Lai See | Structural change in United States will impact on China
As one economic problem shows signs of receding, another comes into view. Such is the nature of things. For the last five years the dominant issue has been whether or not quantitative easing (QE) would succeed in stimulating growth in Europe and the US.
As one economic problem shows signs of receding, another comes into view. Such is the nature of things. For the last five years the dominant issue has been whether or not quantitative easing (QE) would succeed in stimulating growth in Europe and the US. Now that growth has emerged there is concern over whether this life support mechanism can be turned off without undue turmoil in financial markets.
Meanwhile, another problem is looming, according to CLSA strategist Russell Napier. While growth has returned to the US, it is not particularly strong but it is structurally different. The US is growing unlike previous cycles which witnessed an explosion in the current account deficit; this time its current account deficit is shrinking. The current account includes, among other things, a country's trade balance with other countries. This has implications for the rest of the world since the US current account deficit is an important driver of global liquidity, particularly for currencies linked to the US dollar like China.

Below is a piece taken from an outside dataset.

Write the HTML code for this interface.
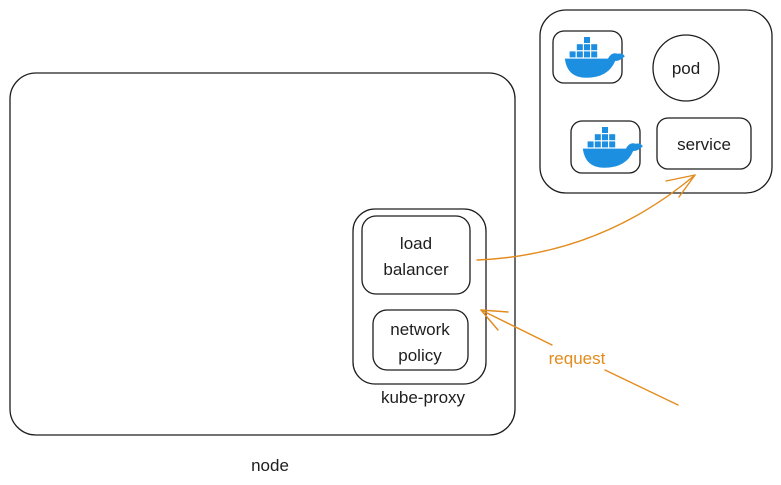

In previous cycles, economic growth has led to a burgeoning current account deficit as consumption and thus imports rise and dollars flow out of the US to pay for it all. Indeed from the 1990s the prospect of ever-widening US current account deficits was the basis for the international monetary system, says Napier. The consequent surpluses earned by emerging economies allowed liquidity creation and stable exchange rates. However, according to Napier that model has already started to change.
The US current account deficit is now around 2 per cent of gross domestic product compared with 5 per cent of GDP in 2007. The reasons for this, says Napier, is firstly the US shale gas revolution which means that fewer US dollars are in foreign hands. The US is now more competitive, particularly with China.
For example monthly factory wages in mainland China have increased three times since 2007 compared with a 12 per cent increase in the US. The US has access to cheaper fuel, and developments such as robotics are reducing the importance of cheap labour in global competitiveness. At the same time US baby boomers now aged between 50-68 are de-gearing and saving in preparation for retirement. This means less consumption and fewer imports.
The upshot of this is that emerging market economies have embarked on a borrowing binge of US dollars to make up the shortfall of earned US dollars. Napier believes many economies are contracting as a result of this dynamic.